Chicken Soup With Mushroom Dumplings
Total Time: 1 hr 55 mins
Preparation Time: 25 mins
Cook Time: 1 hr 30 mins
Ingredients
- Servings: 6
- 2 tablespoons flour
- 1/2 teaspoon baking powder
- 2 eggs, separated
- 1 teaspoon minced parsley
- 1/2 cup mushroom, finely chopped
- 1/4 teaspoon salt
- 1/8 teaspoon pepper
- 1 (3 lb) chicken, cut up
- 2 onions, diced
- 6 carrots, diced
- 4 stalks celery, with tops sliced
- 1 parsnip, diced
- 5 sprigs parsley, cut into fourths
- salt and pepper, to taste
- 10 cups water
Recipe
- 1 soup: place the chicken, onions, carrots, celery, parsnip, parsley and salt and pepper to taste in a dutch oven or large saucepan. add enough water to cover the ingredients, about 10 cups, and bring to a boil over high heat. after 15 minutes, skim off the foam, reduce the heat and simmer 1 hour, skimming the soup occasionally as it simmers.

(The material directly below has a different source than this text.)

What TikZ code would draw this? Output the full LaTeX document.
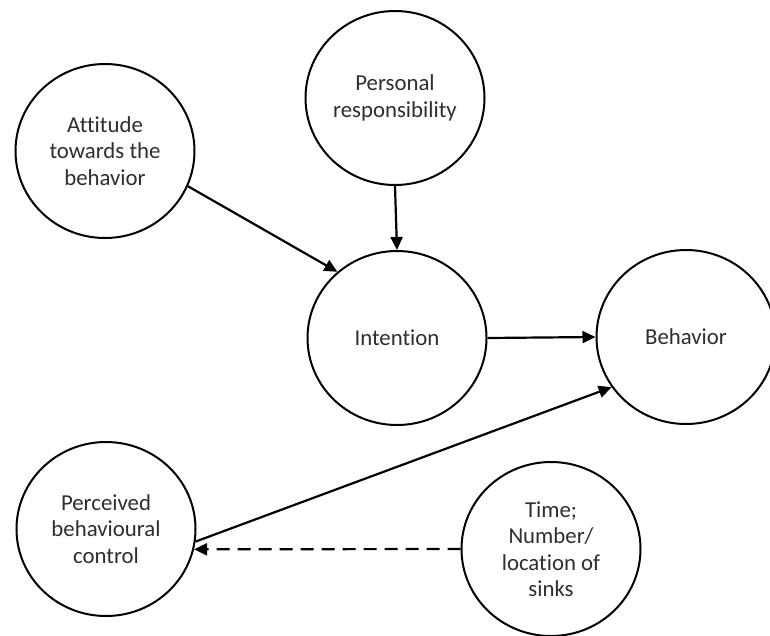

- 2 dumplings: combine the flour and baking powder; beat the egg yolks on high speed until light, 3 minutes.
- 3 add the parsley, mushrooms, flour mixture, salt and pepper; mix on medium speed for 1 minute.
- 4 in a separate bowl, beat the egg whites on high speed until they're stiff but not dry, 2 minutes.
- 5 fold them into the yolk-mushroom mixture; set the batter aside.
- 6 remove the chicken pieces and, when they're cool enough to handle, separate the meat from the bones and cut it into small pieces.
- 7 return the chicken to the pot and bring the soup back to a simmer.
- 8 drop the mushroom dumpling batter by the tablespoon into the soup.
- 9 cover the pot and simmer the soup until the dumplings rise to the surface, 10 minutes more.
- 10 serve the soup in warm bowls with a dumpling or two floating on top of each serving.